[BEGIN Dataset excerpts]

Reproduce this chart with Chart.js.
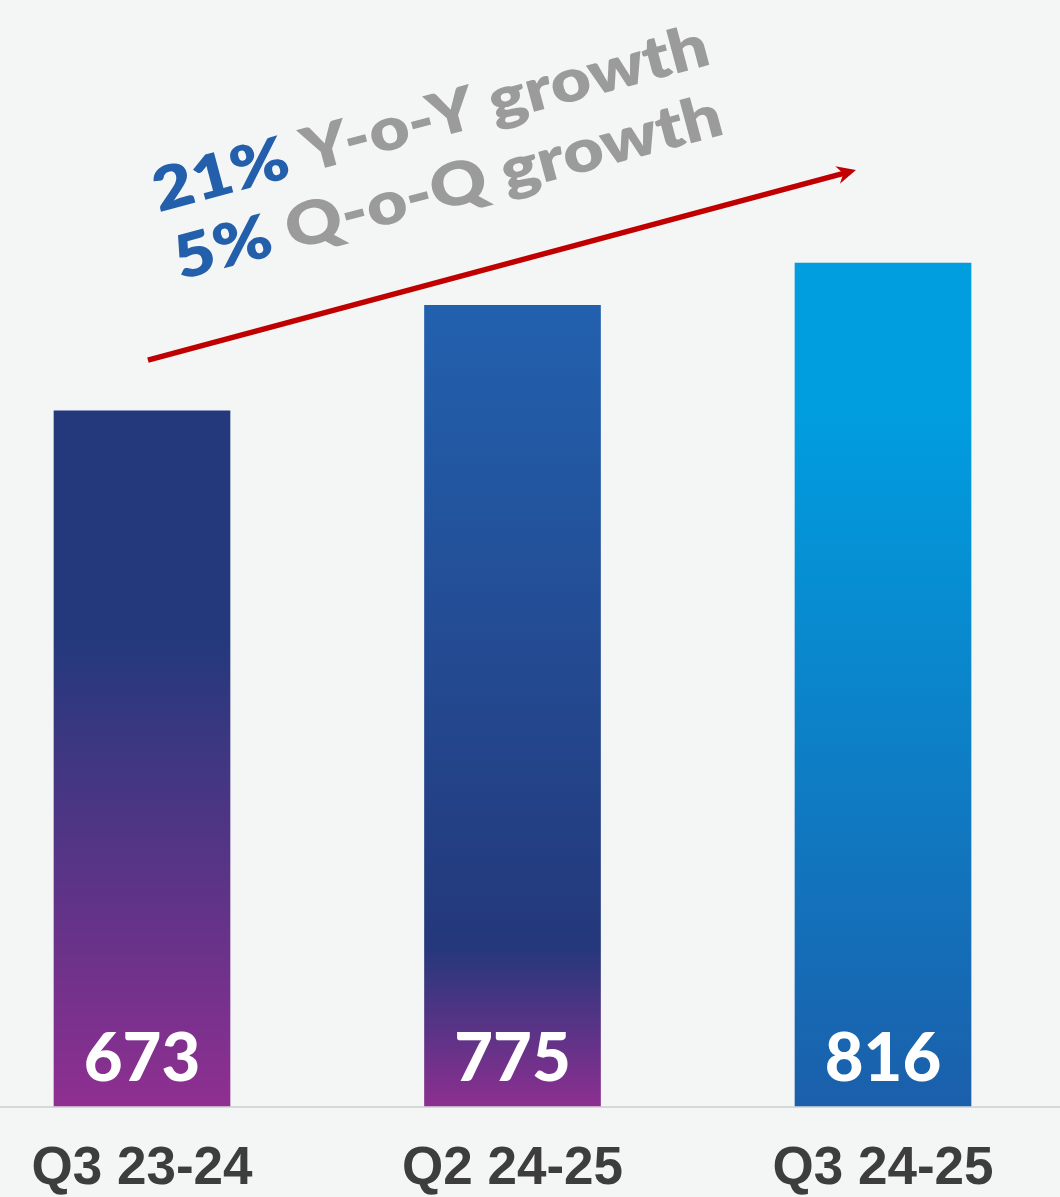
<!DOCTYPE html>
<html>
<head>
<meta charset="utf-8">
<title>Quarterly revenue</title>
<script src="https://cdn.jsdelivr.net/npm/chart.js@4.4.1/dist/chart.umd.min.js"></script>
<style>
  html, body { margin: 0; padding: 0; background: #f4f5f5; }
  #wrap { width: 1060px; height: 1197px; position: relative; }
</style>
</head>
<body>
<div id="wrap"><canvas id="rev-chart"></canvas></div>
<script>
'use strict';

// values
const quarters = ['Q3 23-24', 'Q2 24-25', 'Q3 24-25'];
const revenue  = [673, 775, 816];

// growth callouts: [highlighted figure, rest of the line]
const yoyLine = ['21%', ' Y-o-Y growth'];
const qoqLine = ['5%', ' Q-o-Q growth'];

// arrow from/to, in [category index, value]
const arrowFrom = [0.016, 722];
const arrowTo   = [1.927, 906];

// per-bar gradient stops, top of bar -> baseline
const barStops = [
  [[0, '#24397c'], [0.33, '#24397c'], [1, '#8f2f91']],
  [[0, '#2261ae'], [0.80, '#24387b'], [1, '#8c2f90']],
  [[0, '#009ddf'], [0.18, '#009ddf'], [1, '#1b5fab']],
];

const FONT_TXT = 'Lato, "Open Sans", sans-serif';

function barFill(c) {
  const chart = c.chart;
  if (!chart.chartArea || c.dataIndex == null) return '#24397c';
  const y = chart.scales.y;
  const top = y.getPixelForValue(revenue[c.dataIndex]);
  const bottom = y.getPixelForValue(0);
  const g = chart.ctx.createLinearGradient(0, top, 0, bottom);
  barStops[c.dataIndex].forEach(([p, col]) => g.addColorStop(p, col));
  return g;
}

// baseline across the full width
const baseline = {
  id: 'baseline',
  beforeDatasetsDraw(chart) {
    const ctx = chart.ctx;
    const y0 = chart.scales.y.getPixelForValue(0);
    ctx.save();
    ctx.strokeStyle = '#d7d8d8';
    ctx.lineWidth = 2;
    ctx.beginPath();
    ctx.moveTo(0, y0 + 1);
    ctx.lineTo(chart.width, y0 + 1);
    ctx.stroke();
    ctx.restore();
  }
};

// white values at the foot of each bar
const valueLabels = {
  id: 'valueLabels',
  afterDatasetsDraw(chart) {
    const ctx = chart.ctx;
    const meta = chart.getDatasetMeta(0);
    const y0 = chart.scales.y.getPixelForValue(0);
    ctx.save();
    ctx.fillStyle = '#ffffff';
    ctx.font = `900 67px ${FONT_TXT}`;
    ctx.textAlign = 'center';
    ctx.textBaseline = 'middle';
    meta.data.forEach((bar, i) => {
      ctx.fillText(String(revenue[i]), bar.x, y0 - 47);
    });
    ctx.restore();
  }
};

// red growth arrow + tilted callout text
const growthCallout = {
  id: 'growthCallout',
  afterDraw(chart) {
    const { x, y } = chart.scales;
    const ctx = chart.ctx;
    const x1 = x.getPixelForValue(arrowFrom[0]), y1 = y.getPixelForValue(arrowFrom[1]);
    const x2 = x.getPixelForValue(arrowTo[0]),   y2 = y.getPixelForValue(arrowTo[1]);
    const ang = Math.atan2(y2 - y1, x2 - x1);
    const len = Math.hypot(x2 - x1, y2 - y1);

    ctx.save();
    ctx.translate(x1, y1);
    ctx.rotate(ang);
    // shaft
    ctx.strokeStyle = '#c00000';
    ctx.lineWidth = 5.5;
    ctx.beginPath();
    ctx.moveTo(0, 0);
    ctx.lineTo(len - 10, 0);
    ctx.stroke();
    // head
    ctx.fillStyle = '#c00000';
    ctx.beginPath();
    ctx.moveTo(len, 0);
    ctx.lineTo(len - 19, -9);
    ctx.lineTo(len - 13, 0);
    ctx.lineTo(len - 19, 9);
    ctx.closePath();
    ctx.fill();

    // callout lines, baseline offsets measured along/across the arrow,
    // each stretched sideways to its run length
    ctx.rotate(-15 * Math.PI / 180 - ang);
    const lines = [
      { parts: yoyLine, along: 49, across: -140, width: 573 },
      { parts: qoqLine, along: 52, across: -69,  width: 565 },
    ];
    ctx.font = `800 60px ${FONT_TXT}`;
    ctx.textBaseline = 'alphabetic';
    ctx.textAlign = 'left';
    lines.forEach(l => {
      const full = l.parts.join('');
      const sx = l.width / ctx.measureText(full).width;
      const w1 = ctx.measureText(l.parts[0]).width;
      ctx.save();
      ctx.translate(l.along, l.across);
      ctx.scale(sx, 1);
      ctx.fillStyle = '#245fab';
      ctx.fillText(l.parts[0], 0, 0);
      ctx.fillStyle = '#9b9b9b';
      ctx.fillText(l.parts[1], w1, 0);
      ctx.restore();
    });
    ctx.restore();
  }
};

new Chart(document.getElementById('rev-chart'), {
  type: 'bar',
  data: {
    labels: quarters,
    datasets: [{
      data: revenue,
      backgroundColor: barFill,
      borderWidth: 0,
      barThickness: 176,
      clip: false,
    }]
  },
  options: {
    responsive: true,
    maintainAspectRatio: false,
    animation: false,
    events: [],
    layout: { padding: { left: 142, right: 177, top: 73, bottom: 0 } },
    plugins: { legend: { display: false }, tooltip: { enabled: false } },
    scales: {
      x: {
        offset: false,
        grid: { display: false, drawTicks: false },
        border: { display: false },
        afterFit(scale) {
          scale.height = 91;
          scale.paddingLeft = 0;
          scale.paddingRight = 0;
        },
        ticks: {
          padding: 36.5,
          color: '#3d3d3d',
          maxRotation: 0,
          font: { family: '"Liberation Sans", Arial, sans-serif', weight: 'bold', size: 53, lineHeight: 1 }
        }
      },
      y: { display: false, min: 0, max: 1000 }
    }
  },
  plugins: [baseline, valueLabels, growthCallout]
});
</script>
</body>
</html>
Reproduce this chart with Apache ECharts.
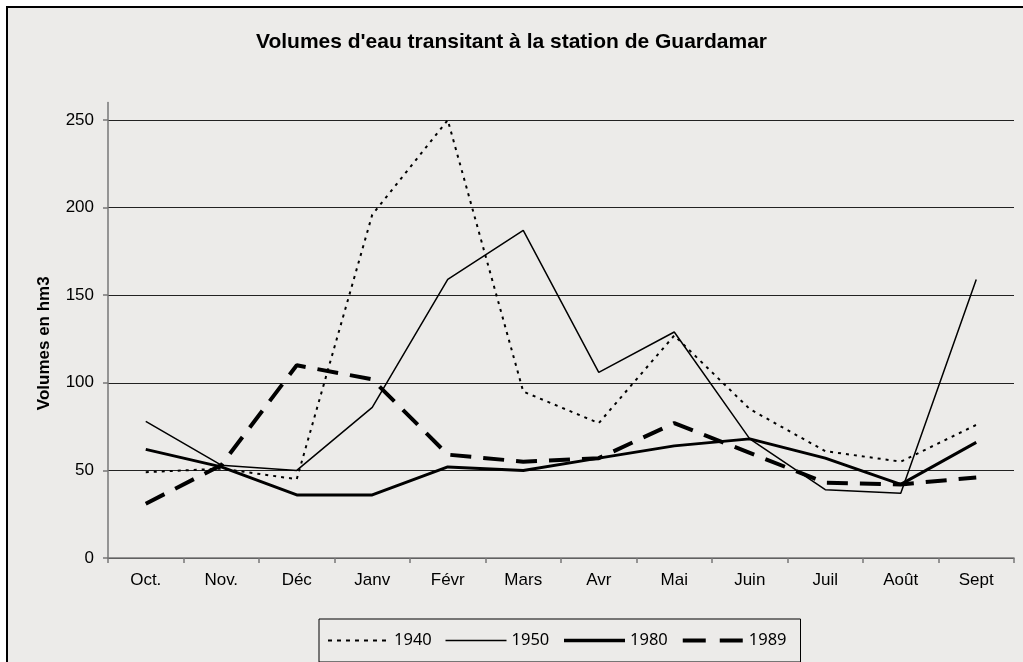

[END Dataset excerpts]

■ Your instructions
Copy each line in full and exactly, omitting any picture.

■ Task response
Reproduce this chart with Chart.js.
<!DOCTYPE html>
<html>
<head>
<meta charset="utf-8">
<title>Quarterly revenue</title>
<script src="https://cdn.jsdelivr.net/npm/chart.js@4.4.1/dist/chart.umd.min.js"></script>
<style>
  html, body { margin: 0; padding: 0; background: #f4f5f5; }
  #wrap { width: 1060px; height: 1197px; position: relative; }
</style>
</head>
<body>
<div id="wrap"><canvas id="rev-chart"></canvas></div>
<script>
'use strict';

// values
const quarters = ['Q3 23-24', 'Q2 24-25', 'Q3 24-25'];
const revenue  = [673, 775, 816];

// growth callouts: [highlighted figure, rest of the line]
const yoyLine = ['21%', ' Y-o-Y growth'];
const qoqLine = ['5%', ' Q-o-Q growth'];

// arrow from/to, in [category index, value]
const arrowFrom = [0.016, 722];
const arrowTo   = [1.927, 906];

// per-bar gradient stops, top of bar -> baseline
const barStops = [
  [[0, '#24397c'], [0.33, '#24397c'], [1, '#8f2f91']],
  [[0, '#2261ae'], [0.80, '#24387b'], [1, '#8c2f90']],
  [[0, '#009ddf'], [0.18, '#009ddf'], [1, '#1b5fab']],
];

const FONT_TXT = 'Lato, "Open Sans", sans-serif';

function barFill(c) {
  const chart = c.chart;
  if (!chart.chartArea || c.dataIndex == null) return '#24397c';
  const y = chart.scales.y;
  const top = y.getPixelForValue(revenue[c.dataIndex]);
  const bottom = y.getPixelForValue(0);
  const g = chart.ctx.createLinearGradient(0, top, 0, bottom);
  barStops[c.dataIndex].forEach(([p, col]) => g.addColorStop(p, col));
  return g;
}

// baseline across the full width
const baseline = {
  id: 'baseline',
  beforeDatasetsDraw(chart) {
    const ctx = chart.ctx;
    const y0 = chart.scales.y.getPixelForValue(0);
    ctx.save();
    ctx.strokeStyle = '#d7d8d8';
    ctx.lineWidth = 2;
    ctx.beginPath();
    ctx.moveTo(0, y0 + 1);
    ctx.lineTo(chart.width, y0 + 1);
    ctx.stroke();
    ctx.restore();
  }
};

// white values at the foot of each bar
const valueLabels = {
  id: 'valueLabels',
  afterDatasetsDraw(chart) {
    const ctx = chart.ctx;
    const meta = chart.getDatasetMeta(0);
    const y0 = chart.scales.y.getPixelForValue(0);
    ctx.save();
    ctx.fillStyle = '#ffffff';
    ctx.font = `900 67px ${FONT_TXT}`;
    ctx.textAlign = 'center';
    ctx.textBaseline = 'middle';
    meta.data.forEach((bar, i) => {
      ctx.fillText(String(revenue[i]), bar.x, y0 - 47);
    });
    ctx.restore();
  }
};

// red growth arrow + tilted callout text
const growthCallout = {
  id: 'growthCallout',
  afterDraw(chart) {
    const { x, y } = chart.scales;
    const ctx = chart.ctx;
    const x1 = x.getPixelForValue(arrowFrom[0]), y1 = y.getPixelForValue(arrowFrom[1]);
    const x2 = x.getPixelForValue(arrowTo[0]),   y2 = y.getPixelForValue(arrowTo[1]);
    const ang = Math.atan2(y2 - y1, x2 - x1);
    const len = Math.hypot(x2 - x1, y2 - y1);

    ctx.save();
    ctx.translate(x1, y1);
    ctx.rotate(ang);
    // shaft
    ctx.strokeStyle = '#c00000';
    ctx.lineWidth = 5.5;
    ctx.beginPath();
    ctx.moveTo(0, 0);
    ctx.lineTo(len - 10, 0);
    ctx.stroke();
    // head
    ctx.fillStyle = '#c00000';
    ctx.beginPath();
    ctx.moveTo(len, 0);
    ctx.lineTo(len - 19, -9);
    ctx.lineTo(len - 13, 0);
    ctx.lineTo(len - 19, 9);
    ctx.closePath();
    ctx.fill();

    // callout lines, baseline offsets measured along/across the arrow,
    // each stretched sideways to its run length
    ctx.rotate(-15 * Math.PI / 180 - ang);
    const lines = [
      { parts: yoyLine, along: 49, across: -140, width: 573 },
      { parts: qoqLine, along: 52, across: -69,  width: 565 },
    ];
    ctx.font = `800 60px ${FONT_TXT}`;
    ctx.textBaseline = 'alphabetic';
    ctx.textAlign = 'left';
    lines.forEach(l => {
      const full = l.parts.join('');
      const sx = l.width / ctx.measureText(full).width;
      const w1 = ctx.measureText(l.parts[0]).width;
      ctx.save();
      ctx.translate(l.along, l.across);
      ctx.scale(sx, 1);
      ctx.fillStyle = '#245fab';
      ctx.fillText(l.parts[0], 0, 0);
      ctx.fillStyle = '#9b9b9b';
      ctx.fillText(l.parts[1], w1, 0);
      ctx.restore();
    });
    ctx.restore();
  }
};

new Chart(document.getElementById('rev-chart'), {
  type: 'bar',
  data: {
    labels: quarters,
    datasets: [{
      data: revenue,
      backgroundColor: barFill,
      borderWidth: 0,
      barThickness: 176,
      clip: false,
    }]
  },
  options: {
    responsive: true,
    maintainAspectRatio: false,
    animation: false,
    events: [],
    layout: { padding: { left: 142, right: 177, top: 73, bottom: 0 } },
    plugins: { legend: { display: false }, tooltip: { enabled: false } },
    scales: {
      x: {
        offset: false,
        grid: { display: false, drawTicks: false },
        border: { display: false },
        afterFit(scale) {
          scale.height = 91;
          scale.paddingLeft = 0;
          scale.paddingRight = 0;
        },
        ticks: {
          padding: 36.5,
          color: '#3d3d3d',
          maxRotation: 0,
          font: { family: '"Liberation Sans", Arial, sans-serif', weight: 'bold', size: 53, lineHeight: 1 }
        }
      },
      y: { display: false, min: 0, max: 1000 }
    }
  },
  plugins: [baseline, valueLabels, growthCallout]
});
</script>
</body>
</html>
Reproduce this chart with Apache ECharts.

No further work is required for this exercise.